Journal List > J Korean Soc Radiol > v.62(5) > 1086761

Park, Kim, and Jou: Diagnostic Usefulness of a Multimodality Study in a Mediastinal Hemangioma: A Case Report


Cavernous hemangiomas of the mediastinum are rare tumors that usually occur in young patents. We present a case of cavernous hemangioma in a 12-year-old girl. This case was seen as nonenhancing cystic mass on CT, mimicking lymphangioma. US demonstrated a hyperechoic mass, while MRI revealed a T2 high SI with delayed homogenous enhancement.
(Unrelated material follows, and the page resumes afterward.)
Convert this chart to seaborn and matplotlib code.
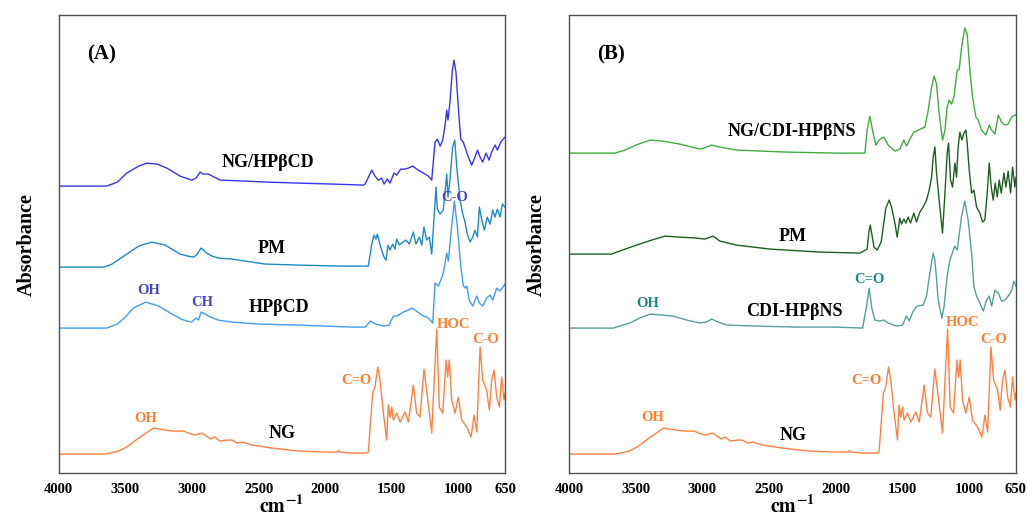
import numpy as np
import pandas as pd
import seaborn as sns
import matplotlib
matplotlib.use("Agg")
import matplotlib.pyplot as plt

# ---- spectra: wavenumber (cm-1) and relative absorbance ----
ng_wn = [4000, 3800, 3650, 3550, 3490, 3390, 3290, 3200, 3140, 3100,
         3060, 3030, 2980, 2925, 2880, 2860, 2830, 2790, 2740, 2700,
         2660, 2620, 2550, 2400, 2200, 2000, 1910, 1900, 1890, 1800,
         1690, 1676, 1643, 1626, 1605, 1588, 1563, 1538, 1526, 1513,
         1500, 1488, 1463, 1438, 1400, 1375, 1338, 1313, 1288, 1258,
         1238, 1200, 1180, 1162, 1143, 1117, 1092, 1080, 1068, 1050,
         1025, 1000, 975, 937, 905, 882, 862, 837, 817, 787,
         768, 750, 732, 712, 692, 675, 657, 650]
ng_abs = [0, 0, 0, 0.03, 0.07, 0.17, 0.26, 0.24, 0.23, 0.23,
          0.23, 0.21, 0.19, 0.21, 0.17, 0.15, 0.17, 0.13, 0.14, 0.14,
          0.11, 0.12, 0.09, 0.06, 0.03, 0.02, 0.02, 0.035, 0.02, 0.01,
          0.01, 0.02, 0.61, 0.67, 0.87, 0.74, 0.41, 0.14, 0.49, 0.37,
          0.47, 0.34, 0.41, 0.32, 0.42, 0.32, 0.69, 0.41, 0.37, 0.85,
          0.64, 0.21, 0.77, 1.25, 0.47, 0.41, 0.94, 0.77, 0.94, 0.54,
          0.41, 0.57, 0.34, 0.27, 0.17, 0.39, 0.22, 1.07, 0.74, 0.64,
          0.44, 0.74, 0.84, 0.57, 0.47, 0.77, 0.54, 0.61]

hpbcd_wn = [4000, 3800, 3640, 3560, 3500, 3440, 3347, 3250, 3150, 3080,
            3039, 3002, 2970, 2950, 2932, 2900, 2877, 2802, 2700, 2500,
            2200, 2000, 1800, 1700, 1658, 1620, 1563, 1520, 1488, 1463,
            1413, 1375, 1350, 1325, 1275, 1225, 1192, 1175, 1150, 1132,
            1113, 1087, 1075, 1050, 1030, 1008, 982, 963, 950, 937,
            918, 892, 862, 842, 817, 787, 762, 742, 712, 687,
            655, 650]
hpbcd_abs = [0, 0, 0, 0.04, 0.11, 0.20, 0.26, 0.22, 0.14, 0.09,
             0.07, 0.06, 0.10, 0.08, 0.16, 0.14, 0.12, 0.08, 0.06, 0.04,
             0.03, 0.02, 0.01, 0.01, 0.07, 0.04, 0.02, 0.03, 0.12, 0.12,
             0.16, 0.18, 0.20, 0.18, 0.13, 0.10, 0.05, 0.45, 0.42, 0.48,
             0.55, 0.75, 0.67, 1.02, 1.27, 1.02, 0.62, 0.43, 0.40, 0.42,
             0.28, 0.22, 0.32, 0.25, 0.22, 0.30, 0.33, 0.28, 0.40, 0.37,
             0.43, 0.44]

pm_a_wn = [4000, 3800, 3660, 3600, 3500, 3400, 3302, 3200, 3090, 3030,
           2990, 2965, 2932, 2890, 2850, 2800, 2700, 2600, 2450, 2200,
           1900, 1700, 1676, 1650, 1633, 1618, 1608, 1583, 1558, 1543,
           1528, 1513, 1493, 1475, 1463, 1443, 1418, 1393, 1368, 1338,
           1318, 1293, 1275, 1258, 1238, 1218, 1200, 1182, 1168, 1158,
           1137, 1113, 1087, 1078, 1063, 1043, 1027, 1012, 987, 967,
           950, 933, 912, 892, 875, 857, 842, 824, 805, 783,
           762, 742, 725, 707, 687, 670, 650]
pm_a_abs = [0, 0, 0, 0.03, 0.12, 0.21, 0.25, 0.22, 0.13, 0.11,
            0.10, 0.12, 0.19, 0.14, 0.11, 0.09, 0.08, 0.06, 0.03, 0.02,
            0.01, 0.01, 0.01, 0.23, 0.32, 0.28, 0.33, 0.20, 0.10, 0.07,
            0.22, 0.17, 0.23, 0.18, 0.28, 0.22, 0.25, 0.27, 0.23, 0.35,
            0.23, 0.30, 0.22, 0.40, 0.27, 0.30, 0.13, 0.50, 0.80, 0.58,
            0.53, 0.57, 0.93, 0.70, 0.87, 1.20, 1.27, 1.00, 0.67, 0.53,
            0.45, 0.33, 0.25, 0.30, 0.37, 0.30, 0.60, 0.47, 0.37, 0.50,
            0.43, 0.57, 0.50, 0.58, 0.50, 0.63, 0.60]

ng_hpbcd_wn = [4000, 3800, 3640, 3560, 3490, 3400, 3339, 3260, 3189, 3089,
               3002, 2970, 2939, 2915, 2877, 2789, 2600, 2439, 2200, 1940,
               1713, 1700, 1650, 1626, 1601, 1576, 1558, 1533, 1513, 1483,
               1463, 1433, 1400, 1375, 1343, 1313, 1263, 1225, 1200, 1175,
               1158, 1137, 1117, 1100, 1087, 1078, 1063, 1045, 1033, 1018,
               1000, 982, 963, 943, 925, 900, 875, 857, 837, 817,
               792, 770, 750, 725, 707, 682, 663, 650]
ng_hpbcd_abs = [0, 0, 0, 0.04, 0.13, 0.20, 0.23, 0.22, 0.18, 0.10,
                0.06, 0.08, 0.14, 0.12, 0.12, 0.06, 0.05, 0.04, 0.03, 0.02,
                0.01, 0.02, 0.16, 0.10, 0.06, 0.08, 0.02, 0.07, 0.03, 0.13,
                0.11, 0.17, 0.17, 0.18, 0.20, 0.17, 0.13, 0.10, 0.06, 0.44,
                0.47, 0.40, 0.46, 0.61, 0.76, 0.66, 0.84, 1.16, 1.26, 1.14,
                0.78, 0.47, 0.44, 0.36, 0.29, 0.21, 0.29, 0.36, 0.29, 0.24,
                0.33, 0.26, 0.34, 0.41, 0.36, 0.44, 0.47, 0.49]

cdi_wn = [4000, 3800, 3668, 3600, 3543, 3470, 3393, 3300, 3220, 3118,
          3018, 2970, 2931, 2880, 2818, 2600, 2300, 2000, 1799, 1769,
          1750, 1730, 1707, 1670, 1640, 1607, 1544, 1500, 1470, 1450,
          1420, 1390, 1345, 1320, 1295, 1270, 1257, 1232, 1205, 1188,
          1165, 1145, 1108, 1090, 1057, 1033, 1008, 982, 965, 945,
          920, 895, 870, 850, 832, 807, 782, 757, 733, 708,
          683, 665, 650]
cdi_abs = [0, 0, 0, 0.03, 0.05, 0.10, 0.14, 0.13, 0.12, 0.08,
           0.05, 0.06, 0.09, 0.06, 0.03, 0.02, 0.01, 0.01, 0.0, 0.22,
           0.40, 0.20, 0.08, 0.07, 0.08, 0.05, 0.02, 0.03, 0.12, 0.07,
           0.17, 0.22, 0.23, 0.32, 0.55, 0.75, 0.68, 0.28, 0.10, 0.22,
           0.52, 0.68, 0.82, 0.78, 1.12, 1.27, 1.08, 0.75, 0.42, 0.32,
           0.25, 0.17, 0.28, 0.32, 0.22, 0.38, 0.35, 0.27, 0.28, 0.32,
           0.37, 0.47, 0.42]

pm_b_wn = [4000, 3800, 3680, 3600, 3493, 3380, 3281, 3168, 3043, 2981,
           2919, 2869, 2743, 2494, 2119, 1820,
           1765, 1752, 1742, 1730, 1714, 1690, 1660, 1625, 1600, 1582,
           1557, 1540, 1520, 1507, 1490, 1475, 1457, 1440, 1415, 1395,
           1370, 1345, 1320, 1300, 1282, 1270, 1257, 1245, 1220, 1200,
           1182, 1165, 1155, 1140, 1125, 1107, 1095, 1083, 1070, 1055,
           1040, 1025, 1015, 1000, 982, 965, 945, 920, 900, 883,
           865, 850, 835, 820, 805, 790, 775, 760, 740, 725,
           708, 690, 675, 658, 650]
pm_b_abs = [0, 0, 0, 0.04, 0.09, 0.14, 0.18, 0.17, 0.16, 0.15,
            0.18, 0.13, 0.09, 0.05, 0.02, 0.01,
            0.05, 0.22, 0.29, 0.20, 0.07, 0.04, 0.12, 0.46, 0.54, 0.47,
            0.31, 0.17, 0.36, 0.30, 0.35, 0.31, 0.37, 0.31, 0.41, 0.32,
            0.42, 0.47, 0.54, 0.64, 0.77, 0.97, 1.07, 0.81, 0.47, 0.21,
            0.61, 1.01, 1.11, 0.74, 0.67, 0.91, 0.77, 1.07, 1.22, 1.14,
            1.21, 1.24, 1.11, 0.84, 0.61, 0.64, 0.47, 0.41, 0.32, 0.34,
            0.61, 0.91, 0.67, 0.54, 0.71, 0.57, 0.74, 0.61, 0.81, 0.67,
            0.83, 0.61, 0.87, 0.67, 0.77]

ng_cdi_wn = [4000, 3800, 3655, 3580, 3500, 3393, 3300, 3168, 3080, 3018,
             2970, 2931, 2869, 2743, 2369, 2000, 1872, 1795,
             1782, 1765, 1745, 1725, 1700, 1670, 1640, 1607, 1557, 1520,
             1490, 1470, 1445, 1415, 1382, 1332, 1307, 1282, 1263, 1245,
             1225, 1200, 1182, 1165, 1150, 1132, 1115, 1090, 1075, 1057,
             1033, 1015, 995, 975, 950, 933, 907, 875, 850, 832,
             807, 782, 757, 733, 708, 683, 658, 650]
ng_cdi_abs = [0, 0, 0, 0.03, 0.08, 0.13, 0.12, 0.09, 0.06, 0.04,
              0.06, 0.08, 0.06, 0.03, 0.01, 0.0, 0.0, 0.0,
              0.0, 0.23, 0.37, 0.23, 0.08, 0.14, 0.16, 0.08, 0.02, 0.04,
              0.13, 0.07, 0.14, 0.21, 0.23, 0.26, 0.43, 0.66, 0.77, 0.69,
              0.39, 0.13, 0.23, 0.46, 0.53, 0.49, 0.56, 0.83, 0.84, 1.06,
              1.25, 1.19, 0.83, 0.56, 0.36, 0.33, 0.23, 0.18, 0.28, 0.23,
              0.19, 0.38, 0.31, 0.28, 0.29, 0.36, 0.38, 0.38]

x_ticks = [4000, 3500, 3000, 2500, 2000, 1500, 1000, 650]

# vertical stacking offsets and colours
panel_a = {
    "NG": (ng_wn, ng_abs, 0.19, "#ff8040"),
    "HPβCD": (hpbcd_wn, hpbcd_abs, 1.45, "#3f9cf2"),
    "PM": (pm_a_wn, pm_a_abs, 2.06, "#1e8ac4"),
    "NG/HPβCD": (ng_hpbcd_wn, ng_hpbcd_abs, 2.87, "#3535f2"),
}
panel_b = {
    "NG": (ng_wn, ng_abs, 0.19, "#ff8040"),
    "CDI-HPβNS": (cdi_wn, cdi_abs, 1.45, "#5c9c9c"),
    "PM": (pm_b_wn, pm_b_abs, 2.19, "#1e5e22"),
    "NG/CDI-HPβNS": (ng_cdi_wn, ng_cdi_abs, 3.20, "#40ae40"),
}

orange = "#ff7f30"
blue_txt = "#4646c6"
teal_txt = "#168a8a"

# (text, wavenumber, y, colour, size)
labels_a = [
    ("NG/HPβCD", 2430, 3.11, "black", 13),
    ("PM", 2400, 2.25, "black", 13),
    ("HPβCD", 2345, 1.66, "black", 13),
    ("NG", 2325, 0.40, "black", 13),
    ("OH", 3322, 1.83, blue_txt, 10.5),
    ("CH", 2924, 1.71, blue_txt, 10.5),
    ("C-O", 1025, 2.76, blue_txt, 10.5),
    ("OH", 3345, 0.55, orange, 10.5),
    ("C=O", 1762, 0.93, orange, 10.5),
    ("HOC", 1040, 1.49, orange, 10.5),
    ("C-O", 792, 1.34, orange, 10.5),
]
labels_b = [
    ("NG/CDI-HPβNS", 2330, 3.42, "black", 13),
    ("PM", 2322, 2.37, "black", 13),
    ("CDI-HPβNS", 2307, 1.62, "black", 13),
    ("NG", 2322, 0.38, "black", 13),
    ("OH", 3408, 1.70, teal_txt, 10.5),
    ("C=O", 1745, 1.94, teal_txt, 10.5),
    ("OH", 3371, 0.56, orange, 10.5),
    ("C=O", 1767, 0.93, orange, 10.5),
    ("HOC", 1048, 1.51, orange, 10.5),
    ("C-O", 815, 1.34, orange, 10.5),
]

sns.set_theme(style="white")
plt.rcParams["font.family"] = ["Liberation Serif", "DejaVu Serif"]
plt.rcParams["mathtext.fontset"] = "stix"
plt.rcParams["text.color"] = "black"
plt.rcParams["axes.labelcolor"] = "black"


def spectra_frame(panel):
    parts = []
    for name, (wn, ab, off, _) in panel.items():
        parts.append(pd.DataFrame({"sample": name, "wavenumber": wn,
                                   "signal": np.asarray(ab) + off}))
    return pd.concat(parts, ignore_index=True)


def draw_panel(ax, panel, labels, tag):
    df = spectra_frame(panel)
    palette = {k: v[3] for k, v in panel.items()}
    sns.lineplot(data=df, x="wavenumber", y="signal", hue="sample",
                 palette=palette, estimator=None, sort=True, legend=False,
                 linewidth=1.0, ax=ax)
    ax.set_xlim(4000, 650)
    ax.set_ylim(0, 4.58)
    ax.set_xticks(x_ticks)
    ax.set_xticklabels([str(t) for t in x_ticks], fontweight="bold", fontsize=10.5)
    ax.set_yticks([])
    ax.tick_params(axis="x", length=3, width=0.8, pad=4, colors="black")
    for s in ax.spines.values():
        s.set_color("#505050")
        s.set_linewidth(1.0)
    ax.set_xlabel(r"$\mathbf{cm^{-1}}$", fontsize=14.5)
    ax.xaxis.set_label_coords(0.5, -0.05)
    ax.set_ylabel("Absorbance", fontsize=14.5, fontweight="bold")
    ax.yaxis.set_label_coords(-0.05, 0.5)
    for text, x, y, c, fs in labels:
        ax.text(x, y, text, color=c, fontsize=fs, fontweight="bold",
                ha="center", va="center")
    ax.text(0.095, 0.915, tag, transform=ax.transAxes, fontsize=15,
            fontweight="bold", ha="center", va="center", color="black")


fig = plt.figure(figsize=(10.27, 5.21), dpi=100)
ax_a = fig.add_axes([0.0572, 0.092, 0.4345, 0.879])
ax_b = fig.add_axes([0.554, 0.092, 0.4352, 0.879])

draw_panel(ax_a, panel_a, labels_a, "(A)")
draw_panel(ax_b, panel_b, labels_b, "(B)")

fig.savefig("out.png", dpi=100)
US and MRI were found to be useful tools for the diagnosis of hemangiomas, seen as a cystic mass on a chest CT scan.

Figures and Tables

Fig. 1

Chest radiograph demonstrates bilateral superior mediastinal mass, prominent in right side.

Fig. 2

Chest CT images of a 12-year-old girl with mediastinal hemangioma.

A. Precontrast CT scan reveals low attenuating mediastinal mass (mean 40 HU) without phlebolith, surrounding great vessels and trachea.
B. Postcontrast CT scan shows little enhancement of the mass and right pleural effusion.
Fig. 3

Sonography shows hyperechoic mass (M) in posterior to thoracic great vessels.

Fig. 4

Chest MRI images of a 12-year-old girl with mediastinal hemangioma.

A. Axial T1-weighted MRI shows heterogenous low to iso-intensity mass relatively hypointense to the skeletal muscle.
B. Axial T2-weighted MRI shows high-intensity mass with multiple structures of tubular signal voiding.
C. Axial dynamic enhanced T1-weighted MRI at 60 seconds reveals no enhancement of the mass.
D, E. Axial and coronal enhanced T1-weighted MRI after 60 minutes show diffuse, strong enhancement of the mass.
Fig. 5

Histopathological features of mediastinal hemangioma.

A. The cut surface shows various sized spaces containing blood clots.
B. The tumor is composed of various sized blood vessels or irregular vascular spaces lined by endothelial cells (H & E, ×100).